These here lads is working class, y'all, 'n if'n ya doubt, just take a gander at the photos in the liner. Pure-dee sons of the sod and prairie dogs lookin' fer a…well, hell, actually, they hail from Maine not Wyoming, but if you think the mid-West is any wilder than Maine, then you ain't been there, buddy. Not surprising at all to me (a son of various small towns, Massachusetts) that such environs would yield an alt-roots ensemble like this one. Land starts with the entrancingly mellifluous Blue Ridge Parkway, a spirited folk shuffle featuring another of the Mallett clan, David, sitting in until Farmer's Tan kicks things up into a higher gear, rollicking like rockers just getting down to a serious weekend's heelkicking session after Friday workshift's end.
Will and Luke Mallett are sons of famed folker David Mallett—a singer-player-composer favored by Pete Seeger, Arlo Guthrie, Alison Krauss, Emmylou Harris, and many others—but, interestingly, it was bassist Nick Leen who actually caused the ensemble to form after crashing on Nick & Luke's couch, jamming with 'em between sleep sessions. That had to have been a happenstance etched in the stars 'cause every one of these six gents is a consummate musician and singer ('ceptin' Leen, who don't do no warblin'), tighter-than-tight pickers 'n grinners who bring forward a number of strains of Americana, from the Allman Bros. and Doobies at their early rip-roaringest up to cats like Colin Linden and Steve Dawson, over to Poco and David Bromberg, then back to Doc Watson and country's earliest genesis.

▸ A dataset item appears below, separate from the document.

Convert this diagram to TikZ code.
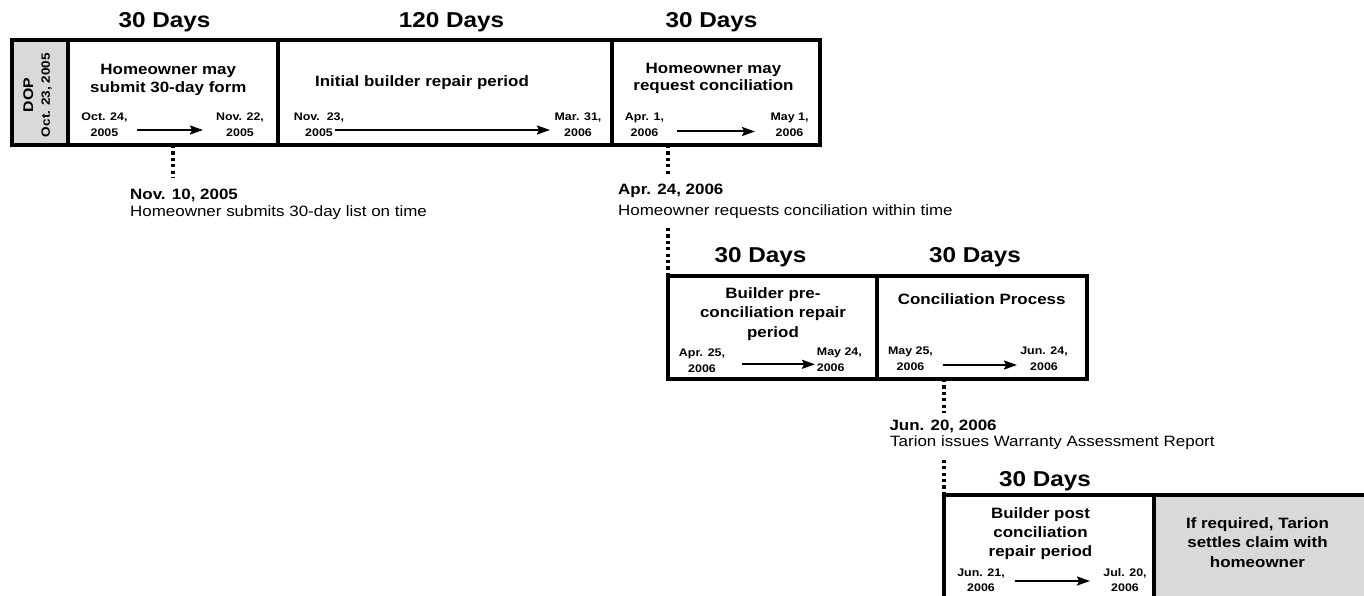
\documentclass[tikz,border=0pt]{standalone}
\usepackage{fontspec}
\setmainfont{Liberation Sans}[FakeStretch=1.13]
\usetikzlibrary{arrows.meta}
\definecolor{boxgray}{RGB}{217,217,217}
\newcommand{\ctab}[1]{\begin{tabular}[t]{@{}c@{}}#1\end{tabular}}
\newcommand{\ltab}[1]{\begin{tabular}[t]{@{}l@{}}#1\end{tabular}}
\begin{document}
\begin{tikzpicture}[x=1pt,y=-1pt,
  frame/.style={draw=black, line width=4pt, inner sep=0pt, outer sep=0pt, rectangle},
  heading/.style={font=\fontsize{21.5}{26}\selectfont\bfseries, anchor=base, inner sep=0pt},
  title/.style={font=\fontsize{15}{17.5}\selectfont\bfseries, anchor=base, inner sep=0pt},
  title3/.style={font=\fontsize{15}{19.5}\selectfont\bfseries, anchor=base, inner sep=0pt},
  datetext/.style={font=\fontsize{11}{16}\selectfont\bfseries, anchor=base, inner sep=0pt},
  notebold/.style={font=\fontsize{15}{18}\selectfont\bfseries, anchor=base west, inner sep=0pt},
  notetext/.style={font=\fontsize{15}{18}\selectfont, anchor=base west, inner sep=0pt},
  span/.style={line width=2pt, -{Stealth[length=13pt,width=9pt,inset=2pt]}},
  dots/.style={line width=3.5pt, dash pattern=on 3.2pt off 3.2pt},
]
\useasboundingbox (0,0) rectangle (1364,596);
\clip (0,0) rectangle (1364,596);

% ---------- boxes ----------
\node[frame, fill=boxgray, minimum width=56.3pt, minimum height=104.5pt] (dop) at (39.85,92.75) {};
\node[frame, minimum width=209.5pt, minimum height=104.5pt] (b1) at (172.75,92.75) {};
\node[frame, minimum width=334pt, minimum height=104.5pt] (b2) at (444.5,92.75) {};
\node[frame, minimum width=208.5pt, minimum height=104.5pt] (b3) at (715.75,92.75) {};
\node[frame, minimum width=208.5pt, minimum height=103pt] (b4) at (772.25,327.5) {};
\node[frame, minimum width=210.5pt, minimum height=103pt] (b5) at (981.75,327.5) {};
\node[frame, minimum width=210pt, minimum height=205pt] (b6) at (1049,597.5) {};
\node[frame, fill=boxgray, minimum width=246pt, minimum height=205pt] (b7) at (1277,597.5) {};

% ---------- headings ----------
\node[heading] (h1) at (164.5,27.7) {30 Days};
\node[heading] (h2) at (451.5,27.7) {120 Days};
\node[heading] (h3) at (711.5,27.7) {30 Days};
\node[heading] (h4) at (760.5,262.8) {30 Days};
\node[heading] (h5) at (975,262.8) {30 Days};
\node[heading] (h6) at (1045,486) {30 Days};

% ---------- DOP ----------
\node[rotate=90, anchor=base, inner sep=0pt, font=\bfseries\fontsize{12}{17}\selectfont] (dopt) at (33,95)
  {\ctab{{\fontsize{14}{17}\selectfont DOP}\\Oct. 23, 2005}};

% ---------- titles ----------
\node[title] (t1) at (168.3,75) {\ctab{Homeowner may\\submit 30-day form}};
\node[title] (t2) at (422,87) {Initial builder repair period};
\node[title] (t3) at (713.5,73.5) {\ctab{Homeowner may\\request conciliation}};
\node[title3] (t4) at (773,298.3) {\ctab{Builder pre-\\conciliation repair\\period}};
\node[title] (t5) at (981.7,304) {Conciliation Process};
\node[title3, font=\fontsize{15}{19}\selectfont\bfseries] (t6) at (1040.5,518.3) {\ctab{Builder post\\conciliation\\repair period}};
\node[title3] (t7) at (1257.5,528.3) {\ctab{If required, Tarion\\settles claim with\\homeowner}};

% ---------- dates ----------
\node[datetext] (d1a) at (104.5,120.7) {\ctab{Oct. 24,\\2005}};
\node[datetext] (d1b) at (240,120.7) {\ctab{Nov. 22,\\2005}};
\node[datetext] (d2a) at (319,120.7) {\ctab{Nov.\ \ 23,\\2005}};
\node[datetext] (d2b) at (578,121) {\ctab{Mar. 31,\\2006}};
\node[datetext] (d3a) at (644.5,121) {\ctab{Apr. 1,\\2006}};
\node[datetext] (d3b) at (789.5,121) {\ctab{May 1,\\2006}};
\node[datetext] (d4a) at (702,356.2) {\ctab{Apr. 25,\\2006}};
\node[datetext, anchor=base west] (d4b) at (816.7,355) {\ltab{May 24,\\2006}};
\node[datetext] (d5a) at (910.5,354.5) {\ctab{May 25,\\2006}};
\node[datetext] (d5b) at (1044,354.5) {\ctab{Jun. 24,\\2006}};
\node[datetext, font=\fontsize{11}{15}\selectfont\bfseries] (d6a) at (981,576.7) {\ctab{Jun. 21,\\2006}};
\node[datetext, font=\fontsize{11}{15}\selectfont\bfseries] (d6b) at (1125,576.7) {\ctab{Jul. 20,\\2006}};

% ---------- period arrows ----------
\coordinate (a1s) at (137,130);   \coordinate (a1e) at (203,130);
\coordinate (a2s) at (335,130);   \coordinate (a2e) at (550,130);
\coordinate (a3s) at (677,131.5); \coordinate (a3e) at (755,131.5);
\coordinate (a4s) at (742,364.3); \coordinate (a4e) at (815,364.3);
\coordinate (a5s) at (943,365);   \coordinate (a5e) at (1017,365);
\coordinate (a6s) at (1015,581);  \coordinate (a6e) at (1090,581);
\draw[span] (a1s) -- (a1e);
\draw[span] (a2s) -- (a2e);
\draw[span] (a3s) -- (a3e);
\draw[span] (a4s) -- (a4e);
\draw[span] (a5s) -- (a5e);
\draw[span] (a6s) -- (a6e);

% ---------- annotations ----------
\node[notebold] (n1) at (130,199) {Nov. 10, 2005};
\node[notetext] (n1t) at (130,216.7) {Homeowner submits 30-day list on time};
\node[notebold] (n2) at (618,194) {Apr. 24, 2006};
\node[notetext] (n2t) at (618,215) {Homeowner requests conciliation within time};
\node[notebold] (n3) at (889.3,430) {Jun. 20, 2006};
\node[notetext] (n3t) at (890,446.7) {Tarion issues Warranty Assessment Report};

% ---------- dotted leaders ----------
\coordinate (q1a) at (b1.south);
\coordinate (q1b) at (172.75,178);
\coordinate (q2a) at (b3.south -| b4.west);
\coordinate (q2b) at (668,175);
\coordinate (q2c) at (668,227);
\coordinate (q3a) at (b5.south -| b6.west);
\coordinate (q3b) at (944,413);
\coordinate (q3c) at (944,457);
\draw[dots] (q1a) -- (q1b);
\draw[dots] (q2a) -- (q2b);
\draw[dots] (b4.north west) -- (q2c);
\draw[dots] (q3a) -- (q3b);
\draw[dots] (b6.north west) -- (q3c);
\end{tikzpicture}
\end{document}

I'm dead serious. This is really fine music and has evoked yelps of delight from many critics coast to coast. In fact, I'll be shocked if The Mallett Bros. don't step to the head of the pack along with a number of barnburners currently holding sway. Land is their third disc but sounds like their 20th, well-aged, knowing, and 100% convincing. Haven't a clue who the trade-offs are in the lead vocals, as the liner notes don't elucidate (dang it!), but one of the cats possesses a gritty voice carrying tangs of one of my old faves: Ron Koss from Savage Grace (the 70s band, not the 80s punk/power/metal speedsters) mixed with a little Dennis Locorriere (Dr. Hook) and others. Regardless, this is a band aflame, people. There are great ballads and all that, but when they light into things with hooch 'n hellfire, ya better have yer asbestos overcoat handy.